Doch dieses »Neuland« und was damit zusammenhängt, steht in unserer Zeit stark in der Kritik. Wie Greta es in ihrem Beitrag auch schon deutlich gemacht hat, stehen wir unter ständigem Druck. Wir wollen (oder fühlen uns sogar dazu gedrängt) ständig erreichbar zu sein. Den Moment, den wir jetzt gerade erleben, können wir kaum noch genießen.
Das Thema »Fake News« beherrscht die Nachrichtenlandschaft. Das Internet ist voll von wütenden Tweets. In den Kommentarspalten werfen sich Menschen Worte an den Kopf, die ich mich niemals trauen würde, auszusprechen.
Trotzdem fahre ich jede Woche in die Uni, um einen Bachelor in »Online Medien« zu machen. Warum um alles in der Welt, verbringe ich so viel Zeit mit etwas, das doch so düster und unmenschlich erscheint?
Oft bin ich mir gar nicht mehr bewusst, in wie vielen Bereichen meines Lebens dieses Medium mittlerweile Einzug gehalten hat. Ein Blick in die Vergangenheit hilft dabei ganz gut. Als Kind habe ich in Nepal gelebt. Kontakt nach Deutschland hatten wir nur selten. Es war einfach unglaublich teuer, zu telefonieren. Mit jeder Minute wuchs die Telefonrechnung. Deshalb beschränkte man sich beim Reden auf das Wesentliche. Viele Jahre später, als ich wieder in Deutschland war, gab es in Nepal ein starkes Erdbeben. Ich machte mir riesige Sorgen um meine Freunde dort. Doch innerhalb von wenigen Stunden konnten sie sich auf Facebook als »sicher« melden und ich wusste, dass es ihnen gut geht.

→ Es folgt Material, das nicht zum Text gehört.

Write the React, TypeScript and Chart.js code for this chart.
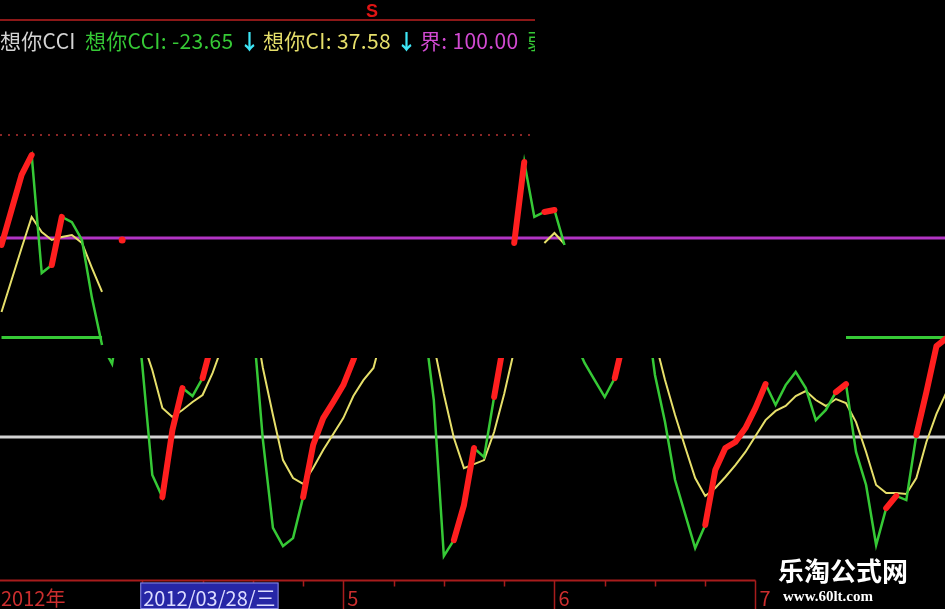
import React, { useEffect, useRef } from 'react';
import { Chart, registerables } from 'chart.js';

Chart.register(...registerables);

// ---- bar index (trading days) ----
const BARS = [
  0, 1, 2, 3, 4, 5, 6, 7, 8, 9, 10, 11, 12, 13, 14, 15, 16, 17, 18, 19,
  20, 21, 22, 23, 24, 25, 26, 27, 28, 29, 30, 31, 32, 33, 34, 35, 36, 37, 38, 39,
  40, 41, 42, 43, 44, 45, 46, 47, 48, 49, 50, 51, 52, 53, 54, 55, 56, 57, 58, 59,
  60, 61, 62, 63, 64, 65, 66, 67, 68, 69, 70, 71, 72, 73, 74, 75, 76, 77, 78, 79,
  80, 81, 82, 83, 84, 85, 86, 87, 88, 89, 90, 91, 92, 93, 94,
];

// ---- upper pane (visible only where the source shows it) ----
const CCI_UPPER = [
  96.5, 114.1, 131.7, 141.7, 82.4, 86.4, 110.6, 108.0, 99.0, 69.8,
  46.2, null, null, null, null, null, null, null, null, null,
  null, null, null, null, null, null, null, null, null, null,
  null, null, null, null, null, null, null, null, null, null,
  null, null, null, null, null, null, null, null, null, null,
  null, 97.5, 138.2, 110.6, 113.1, 114.1, 96.5, null, null, null,
  null, null, null, null, null, null, null, null, null, null,
  null, null, null, null, null, null, null, null, null, null,
  null, null, null, null, null, null, null, null, null, null,
  null, null, null, null, null,
];
const STRONG_UPPER = [
  96.5, 114.1, 131.7, 141.7, null, 86.4, 110.6, null, null, null,
  null, null, 99.0, null, null, null, null, null, null, null,
  null, null, null, null, null, null, null, null, null, null,
  null, null, null, null, null, null, null, null, null, null,
  null, null, null, null, null, null, null, null, null, null,
  null, 97.5, 138.2, null, 113.1, 114.1, null, null, null, null,
  null, null, null, null, null, null, null, null, null, null,
  null, null, null, null, null, null, null, null, null, null,
  null, null, null, null, null, null, null, null, null, null,
  null, 1.0, 22.6, 45.7, 49.7,
];
const CI_UPPER = [
  62.8, 78.9, 95.0, 110.6, 103.0, 99.0, 100.5, 101.5, 97.5, 84.9,
  72.9, null, null, null, null, null, null, null, null, null,
  null, null, null, null, null, null, null, null, null, null,
  null, null, null, null, null, null, null, null, null, null,
  null, null, null, null, null, null, null, null, null, null,
  null, null, null, null, 97.5, 102.5, 97.0, null, null, null,
  null, null, null, null, null, null, null, null, null, null,
  null, null, null, null, null, null, null, null, null, null,
  null, null, null, null, null, null, null, null, null, null,
  null, null, null, null, null,
];
const WEAK = [
  50, 50, 50, 50, 50, 50, 50, 50, 50, 50,
  50, null, null, null, null, null, null, null, null, null,
  null, null, null, null, null, null, null, null, null, null,
  null, null, null, null, null, null, null, null, null, null,
  null, null, null, null, null, null, null, null, null, null,
  null, null, null, null, null, null, null, null, null, null,
  null, null, null, null, null, null, null, null, null, null,
  null, null, null, null, null, null, null, null, null, null,
  null, null, null, null, 50, 50, 50, 50, 50, 50,
  50, 50, 50, 50, 50,
];

// ---- lower pane (shown only below BAND_TOP) ----
const CCI_LOWER = [
  null, null, null, null, null, null, null, null, null, null,
  46.2, 36.7, 68.8, 83.9, 36.2, -19.1, -30.2, 3.5, 24.6, 20.6,
  29.6, 48.7, 68.8, 83.9, 78.9, 58.8, -1.5, -45.7, -54.8, -50.8,
  -30.2, -4.0, 9.5, 17.6, 26.1, 38.7, 53.8, 78.9, 94.0, 99.0,
  94.0, 83.9, 58.8, 18.6, -59.8, -51.8, -34.2, -5.5, -10.1, 20.1,
  48.7, 97.5, 138.2, 110.6, 113.1, 114.1, 96.5, 48.7, 37.2, 28.6,
  20.1, 29.6, 51.3, 78.9, 68.8, 31.2, 7.5, -21.6, -38.7, -55.8,
  -44.2, -16.6, -5.5, -2.5, 4.5, 14.6, 26.6, 16.1, 26.1, 32.7,
  24.6, 8.5, 13.6, 22.6, 26.6, -7.5, -24.1, -54.3, -35.7, -29.6,
  -31.7, 1.0, 22.6, 45.7, 49.7,
];
const STRONG_LOWER = [
  null, null, null, null, null, null, null, null, null, null,
  null, null, null, null, null, null, -30.2, 3.5, 24.6, null,
  29.6, 48.7, null, null, null, null, null, null, null, null,
  -30.2, -4.0, 9.5, 17.6, 26.1, 38.7, 53.8, null, null, null,
  null, null, null, null, null, -51.8, -34.2, -5.5, null, 20.1,
  48.7, null, null, null, null, null, null, null, null, null,
  null, 29.6, 51.3, null, null, null, null, null, null, null,
  -44.2, -16.6, -5.5, -2.5, 4.5, 14.6, 26.6, null, null, null,
  null, null, null, 22.6, 26.6, null, null, null, -35.7, -29.6,
  null, null, null, null, null,
];
const CI_LOWER = [
  null, null, null, null, null, null, null, null, null, null,
  null, null, null, 68.8, 48.7, 33.7, 14.6, 10.1, 13.6, 17.6,
  21.1, 32.2, 46.2, 68.8, 73.9, 63.8, 34.7, 11.1, -11.6, -20.6,
  -23.6, -15.6, -6.5, 1.5, 9.5, 20.6, 28.6, 34.7, 53.8, 68.8,
  78.9, 78.9, 68.8, 46.2, 21.6, -0.5, -15.6, -13.6, -11.6, 2.5,
  21.6, 43.7, 68.8, 88.9, 97.5, 102.5, 97.0, 83.9, 73.9, 68.8,
  63.8, 63.8, 68.8, 73.9, 68.8, 48.7, 28.6, 11.1, -5.0, -20.6,
  -29.6, -25.6, -20.1, -14.1, -7.5, 0.5, 8.5, 13.1, 15.6, 20.6,
  23.1, 18.6, 15.6, 19.1, 17.1, 7.5, -7.5, -24.1, -28.1, -28.1,
  -28.6, -20.6, -2.5, 11.6, 22.6,
];

// ---- levels and axis ----
const Y_MIN = -72;
const Y_MAX = 190;
const BAND_TOP = 39.7;
const BOUND_LEVEL = 100;
const ZERO_LEVEL = 0;
const TOP_GRID_LEVEL = 151.8;
const WEEK_TICKS = [14, 20, 25, 30, 39, 44, 50, 60, 65, 70];
const MONTH_TICKS = [34, 55, 75];
const MONTH_LABELS = ['5', '6', '7'];
const YEAR_LABEL = '2012年';
const CURSOR_INDEX = 14;
const CURSOR_LABEL = '2012/03/28/三';

const GREEN = '#36c936';
const YELLOW = '#e6df6a';
const RED = '#ff1f1f';
const PURPLE = '#b234c4';
const GRAY = '#d2d2d2';
const AXIS_RED = '#a81c1c';
const CJK = '"Noto Sans CJK SC", "Noto Sans", sans-serif';
const HEADER_W = 535;

const panePlugin = {
  id: 'pane',
  beforeDatasetsDraw(chart: any) {
    const { ctx, chartArea: a, scales } = chart;
    const y = scales.y;
    ctx.save();
    ctx.lineWidth = 3;
    ctx.strokeStyle = PURPLE;
    let py = y.getPixelForValue(BOUND_LEVEL);
    ctx.beginPath(); ctx.moveTo(a.left, py); ctx.lineTo(a.right, py); ctx.stroke();
    ctx.strokeStyle = GRAY;
    py = y.getPixelForValue(ZERO_LEVEL);
    ctx.beginPath(); ctx.moveTo(a.left, py); ctx.lineTo(a.right, py); ctx.stroke();
    ctx.strokeStyle = '#8a2626';
    ctx.lineWidth = 2;
    ctx.setLineDash([2, 6]);
    py = Math.round(y.getPixelForValue(TOP_GRID_LEVEL));
    ctx.beginPath(); ctx.moveTo(a.left, py); ctx.lineTo(HEADER_W, py); ctx.stroke();
    ctx.restore();
  },
  beforeDatasetDraw(chart: any, args: any) {
    const ds = chart.data.datasets[args.index];
    if (ds.clipAbove == null) return;
    const { ctx, chartArea: a } = chart;
    const top = chart.scales.y.getPixelForValue(ds.clipAbove);
    ctx.save();
    ctx.beginPath();
    ctx.rect(a.left, top, a.right - a.left, a.bottom - top);
    ctx.clip();
  },
  afterDatasetDraw(chart: any, args: any) {
    const ds = chart.data.datasets[args.index];
    if (ds.clipAbove == null) return;
    chart.ctx.restore();
  },
  afterDraw(chart: any) {
    const { ctx, chartArea: a, scales } = chart;
    const x = scales.x;
    const base = Math.round(a.bottom) + 0.5;
    const H = chart.height;
    ctx.save();
    ctx.strokeStyle = AXIS_RED;
    ctx.lineWidth = 2;
    ctx.beginPath();
    ctx.moveTo(0, base);
    ctx.lineTo(x.getPixelForValue(MONTH_TICKS[MONTH_TICKS.length - 1]), base);
    ctx.stroke();
    ctx.lineWidth = 1.5;
    WEEK_TICKS.forEach((t) => {
      const px = Math.round(x.getPixelForValue(t)) + 0.5;
      ctx.beginPath(); ctx.moveTo(px, base); ctx.lineTo(px, base + 6); ctx.stroke();
    });
    MONTH_TICKS.forEach((t) => {
      const px = Math.round(x.getPixelForValue(t)) + 0.5;
      ctx.beginPath(); ctx.moveTo(px, base); ctx.lineTo(px, H); ctx.stroke();
    });
    ctx.font = `20px ${CJK}`;
    ctx.textBaseline = 'alphabetic';
    ctx.fillStyle = '#cc2e2e';
    ctx.fillText(YEAR_LABEL, 1, H - 3);
    MONTH_TICKS.forEach((t, i) => {
      ctx.fillText(MONTH_LABELS[i], x.getPixelForValue(t) + 4, H - 3);
    });
    // cursor date box
    const cx = x.getPixelForValue(CURSOR_INDEX) - 2;
    const w = ctx.measureText(CURSOR_LABEL).width + 6;
    ctx.fillStyle = '#2626a6';
    ctx.fillRect(cx, base + 2, w, H - base - 2);
    ctx.strokeStyle = '#8a8ae0';
    ctx.lineWidth = 1;
    ctx.strokeRect(cx + 0.5, base + 2.5, w - 1, H - base - 3);
    ctx.fillStyle = '#dcdcff';
    ctx.fillText(CURSOR_LABEL, cx + 3, H - 3);
    ctx.restore();
  },
};

function line(label: string, data: any[], color: string, width: number, extra: any = {}) {
  return {
    label,
    data,
    borderColor: color,
    backgroundColor: color,
    borderWidth: width,
    pointRadius: 0,
    pointHoverRadius: 0,
    tension: 0,
    fill: false,
    spanGaps: false,
    ...extra,
  };
}

const isolatedDot = (c: any) => {
  const d = c.dataset.data;
  const i = c.dataIndex;
  return d[i] != null && d[i - 1] == null && d[i + 1] == null ? 3.5 : 0;
};

const redStyle = {
  borderCapStyle: 'round',
  borderJoinStyle: 'round',
  pointRadius: isolatedDot,
  pointBorderWidth: 0,
};

export default function App() {
  const ref = useRef<HTMLCanvasElement>(null);
  useEffect(() => {
    document.body.style.margin = '0';
    document.body.style.background = '#000';
    const chart = new Chart(ref.current as HTMLCanvasElement, {
      type: 'line',
      data: {
        labels: BARS,
        datasets: [
          line('强', STRONG_UPPER, RED, 6, redStyle),
          line('强 ', STRONG_LOWER, RED, 6, { ...redStyle, clipAbove: BAND_TOP }),
          line('想你CCI', CCI_UPPER, GREEN, 2.5),
          line('想你CCI ', CCI_LOWER, GREEN, 2.5, { clipAbove: BAND_TOP }),
          line('想你CI', CI_UPPER, YELLOW, 2),
          line('想你CI ', CI_LOWER, YELLOW, 2, { clipAbove: BAND_TOP }),
          line('弱', WEAK, GREEN, 3),
        ] as any,
      },
      options: {
        animation: false,
        responsive: false,
        maintainAspectRatio: false,
        events: [],
        layout: { padding: { top: 58.9, bottom: 28.7, left: 0, right: 0 } },
        plugins: { legend: { display: false }, tooltip: { enabled: false } },
        scales: {
          x: { type: 'linear', min: -0.15, max: 93.85, display: false },
          y: { type: 'linear', min: Y_MIN, max: Y_MAX, display: false },
        },
      } as any,
      plugins: [panePlugin],
    });
    return () => chart.destroy();
  }, []);

  const t = (left: number, color: string, text: string, extra: any = {}) => (
    <span
      style={{
        position: 'absolute',
        left,
        top: 28,
        color,
        fontFamily: CJK,
        fontSize: 21,
        lineHeight: '24px',
        letterSpacing: '0.3px',
        whiteSpace: 'nowrap',
        ...extra,
      }}
    >
      {text}
    </span>
  );

  return (
    <div style={{ position: 'fixed', left: 0, top: 0, width: 945, height: 609, background: '#000', overflow: 'hidden' }}>
      <canvas ref={ref} width={945} height={609} style={{ position: 'absolute', left: 0, top: 0, width: 945, height: 609 }} />
      <div style={{ position: 'absolute', left: 0, top: 0, width: HEADER_W, height: 60, overflow: 'hidden' }}>
        <div style={{ position: 'absolute', left: 0, top: 19, width: HEADER_W, height: 2, background: '#8c1818' }} />
        <span style={{ position: 'absolute', left: 366, top: 2, color: '#e01414', fontFamily: '"Liberation Sans", Arial, sans-serif', fontWeight: 700, fontSize: 18, lineHeight: '18px' }}>S</span>
        {t(0, '#d4d4d4', '想你CCI')}
        {t(85, GREEN, '想你CCI: -23.65')}
        {t(239, '#3ee6f6', '↓', { fontWeight: 700 })}
        {t(263, YELLOW, '想你CI: 37.58')}
        {t(396, '#3ee6f6', '↓', { fontWeight: 700 })}
        {t(420, '#d24ad2', '界: 100.00')}
        {t(527, GREEN, '弱: 50.00')}
      </div>
      <span style={{ position: 'absolute', left: 778, top: 555, color: '#fff', fontFamily: CJK, fontWeight: 700, fontSize: 26, lineHeight: '30px', whiteSpace: 'nowrap' }}>乐淘公式网</span>
      <span style={{ position: 'absolute', left: 783, top: 587, color: '#fff', fontFamily: '"Liberation Serif", "DejaVu Serif", serif', fontWeight: 700, fontSize: 15, lineHeight: '18px', whiteSpace: 'nowrap' }}>www.60lt.com</span>
    </div>
  );
}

Ohne das Internet hätte ich vermutlich tagelang in der Ungewissheit gelebt, ob meine Freunde wirklich noch leben.
Das ist aber nicht alles. Um von A nach B zu kommen, muss ich keine Fahrpläne auswendig lernen oder einen Straßenatlas studieren. Wenn ich nachts um 01:00 Uhr in Mathe nicht weiter komme, kann ich mein Problem im Internet eingeben. In die Uni muss ich keine kiloschweren Leitz Ordner mehr schleppen. So vieles ist einfacher geworden!
Was mir erst vor Kurzem richtig bewusst geworden ist: Ein Projekt wie Alltagspropheten wäre ohne das Internet niemals möglich gewesen. Abgesehen davon, dass der Blog im Internet ist, wäre auch die Organisation über viele Kilometer hinweg beinahe unmöglich. Unsere Meetings finden gleichzeitig in Zagreb, Heidelberg und anderen Orten statt. Menschen, die wir noch nie getroffen haben, lesen einfach so unsere Texte. Ist das nicht crazy? Da beschließen fünf junge Erwachsene einfach ein paar Texte hochzuladen und wildfremde Menschen finden sie.
Je mehr und je länger ich darüber nachdenke, desto dankbarer werde ich. So viele Möglichkeiten, die ich vor ein paar Jahren noch nicht gehabt habe. Wie bei Vielem im Leben hat man die Möglichkeit das Internet für Gutes oder Schlechtes zu nutzen.
Doch nutze ich die »neuen Medien« nur, um freie Minuten zu füllen bzw. Zeit totzuschlagen, wie Greta es geschrieben hat?
Oder nutze ich diesen Fortschritt um etwas Neues mit Mehrwert zu erschaffen?
So viele Dinge, die für die Generation unserer Eltern weit entfernte Träume waren, halten wir nun fast selbstverständlich in der Hand. Um einen Film zu produzieren und zu veröffentlichen, hätte mein Vater tausende Mark ausgeben müssen. Heute reicht dazu eine Idee und ein Handy. Unsere Generation kann sich so glücklich schätzen. Lasst uns die Werkzeuge und Möglichkeiten, die wir haben dazu nutzen, diese neue Welt, in der wir leben mit positiven Inhalten zu überfluten!
Ein praktischer Tipp zum Schluss oder Challenge der Woche:
Mit wem hattest du schon lange keinen Kontakt mehr? Schreibe der Person doch einmal eine Nachricht!